KENAN DEĞDAŞ: “KİMSENİN BOYUNDURUĞU ALTINDA DEĞİLİM”
CHP Grup Başkan Vekili Süheyl Kırkıcı’nın ‘boyunduruk’ ithamına tepki gösteren AK Parti Silivri Belediye Meclis Üyesi Kenan Değdaş yeniden söz alarak, “13 yıldır Silivri’de aktif siyaset yapıyorum. Kimsenin ‘boyunduruğu’ altında değilim. 15 Temmuz’da Selahattin Demirtaş, Ekmeleddin İhsanoğlu da Cumhurbaşkanı olsaydı, biz yine sokaklara inecektik. Ben 4 aylık hamile karımı evde bırakıp sokağa indim.
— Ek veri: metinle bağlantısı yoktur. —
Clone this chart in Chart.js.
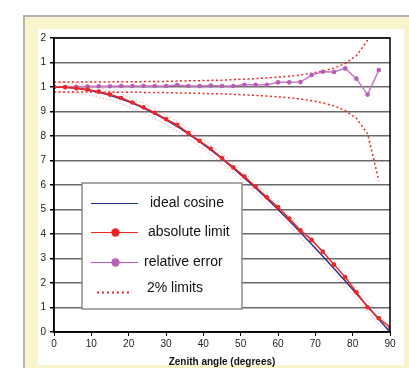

Sırf bayrak inmesin, ezan inmesin diye” ifadelerini kaydetti.
BAŞKAN YILMAZ, KONUYU NOKTALADI
Polemiğe dönen konuşmaların ardından Silivri Belediye Başkanı Volkan Yılmaz, genel siyasete girmenin dozunda ve ölçüsünde olduğu sürece problem teşkil etmediğini ifade ederek konuyu noktaladı.